Gross-out is a sub-
genre of
comedy movies in which the makers employ humour that is willfully "tasteless" or even downright disgusting, although the latter isn't truly requisite. Typical elements include fast pace,
toilet humour,
slapstick, sophomoric jokes about sex and bodily functions, vulgarity, food fights, gratuitous nudity, unrealistic aggressiveness towards property and
Schadenfreude. The movies are generally aimed at a younger audience aged between 18 and 25. One boon of this genre is that it provides an inexpensive way to make a movie "edgy" and to generate media attention for it.
History
In the USA, since the abolition of the
Production Code and its replacement with the
MPAA film rating system in the late 1960s, some filmmakers began to experiment with vulgar humor.

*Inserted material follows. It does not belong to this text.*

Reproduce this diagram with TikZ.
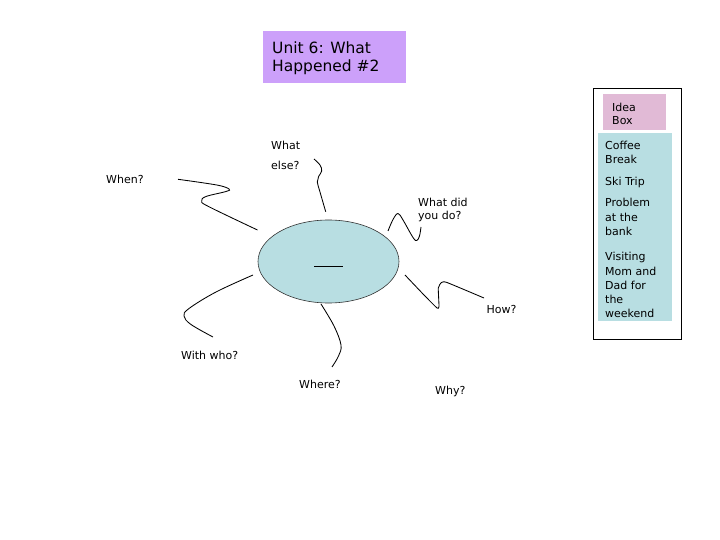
\documentclass[tikz,border=0pt]{standalone}
\usepackage{fontspec}
\setmainfont{DejaVu Sans}
\usetikzlibrary{shapes.geometric}
\definecolor{titlepurple}{RGB}{204,160,250}
\definecolor{ideapink}{RGB}{225,186,214}
\definecolor{lightblue}{RGB}{184,222,226}
\begin{document}
\begin{tikzpicture}[x=1pt,y=-1pt,
  lbl/.style={anchor=base west, inner sep=0, font=\fontsize{11}{13}\selectfont},
  ttl/.style={anchor=base west, inner sep=0, font=\fontsize{15.5}{18}\selectfont},
  panel/.style={anchor=north west, inner sep=0, draw=none},
  wig/.style={line width=0.85pt, smooth, tension=0.6}]
\useasboundingbox (0,0) rectangle (720,540);
\fill[white] (0,0) rectangle (720,540);

% title
\node[panel, fill=titlepurple, minimum width=143, minimum height=52] (titlebox) at (263,31) {};
\node[ttl] (t1) at (272,53.5) {Unit 6: What};
\node[ttl] (t2) at (272,71.5) {Happened \#2};

% idea box
\node[panel, draw=black, line width=0.8pt, minimum width=88, minimum height=251] (outer) at (592.5,88) {};
\node[panel, fill=ideapink, minimum width=63, minimum height=36] (ideabox) at (603,94) {};
\node[lbl] (i1) at (612,111.5) {Idea};
\node[lbl] (i2) at (612,124.5) {Box};
\node[panel, fill=lightblue, minimum width=74, minimum height=188] (listbox) at (598,133) {};
\node[lbl] (l1) at (605,150) {Coffee};
\node[lbl] (l2) at (605,164) {Break};
\node[lbl] (l3) at (605,185.5) {Ski Trip};
\node[lbl] (l4) at (605,207) {Problem};
\node[lbl] (l5) at (605,221.3) {at the};
\node[lbl] (l6) at (605,235.6) {bank};
\node[lbl] (l7) at (605,260.7) {Visiting};
\node[lbl] (l8) at (605,275) {Mom and};
\node[lbl] (l9) at (605,289.3) {Dad for};
\node[lbl] (l10) at (605,303.6) {the};
\node[lbl] (l11) at (605,317.9) {weekend};

% centre ellipse
\node[ellipse, draw=black!80, line width=0.6pt, fill=lightblue, minimum width=141, minimum height=83, inner sep=0] (ell) at (328.5,261.5) {};
\draw[line width=0.8pt] ([xshift=-14.5pt,yshift=-4.5pt]ell.center) -- ++(29,0);

% labels
\node[lbl] (what1) at (271,150) {What};
\node[lbl] (what2) at (271,170) {else?};
\node[lbl] (when) at (106,184) {When?};
\node[lbl] (did1) at (418,207) {What did};
\node[lbl] (did2) at (418,220) {you do?};
\node[lbl] (how) at (486.5,313) {How?};
\node[lbl] (withwho) at (181,359) {With who?};
\node[lbl] (where) at (299,388) {Where?};
\node[lbl] (why) at (435,394) {Why?};

% connector ends
\coordinate (a1) at (257.5,230);   \coordinate (b1) at (178,179.3);
\coordinate (a2) at (325.7,211.7); \coordinate (b2) at (314,159);
\coordinate (a3) at (388,231);     \coordinate (b3) at (421,227);
\coordinate (a4) at (405,275);     \coordinate (b4) at (484,298);
\coordinate (a5) at (321,304);     \coordinate (b5) at (332,367);
\coordinate (a6) at (253,275);     \coordinate (b6) at (213,337);

\draw[wig] plot coordinates {(a1) (208.5,206.5) (201.7,201) (206,196.5) (226,191.5) (229,189) (216.7,185) (b1)};
\draw[wig] plot coordinates {(a2) (320,192) (317.3,182) (318.6,176.5) (321.7,171) (320,165) (b2)};
\draw[wig] plot coordinates {(a3) (393,219.5) (398,213.5) (403,220) (413,237.5) (416.8,240.5) (419.5,236) (b3)};
\draw[wig, tension=0.3] plot coordinates {(a4) (424,295) (437,308) (439,306.5) (438.3,288) (441.5,282.5) (447,282.5) (b4)};
\draw[wig] plot coordinates {(a5) (334,326) (341,345) (338.5,356) (b5)};
\draw[wig] plot coordinates {(a6) (216,292) (189,308.5) (184,316) (191,324.5) (b6)};
\end{tikzpicture}
\end{document}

In hindsight, the movie which pioneered the genre was 1972's
Pink Flamingos with its infamous dog excrement eating scene, followed by 1974's sketch comedy sleeper
The Groove Tube. The first movie to which the label "gross-out movie" was actually applied was
1978's
National Lampoon's Animal House, which was a great
box office success despite its limited production costs and thus started an industry trend. Characteristically for the genre, there are actually few gross (disgusting) scenes in it, but the humour is generally crass, fast and destructive.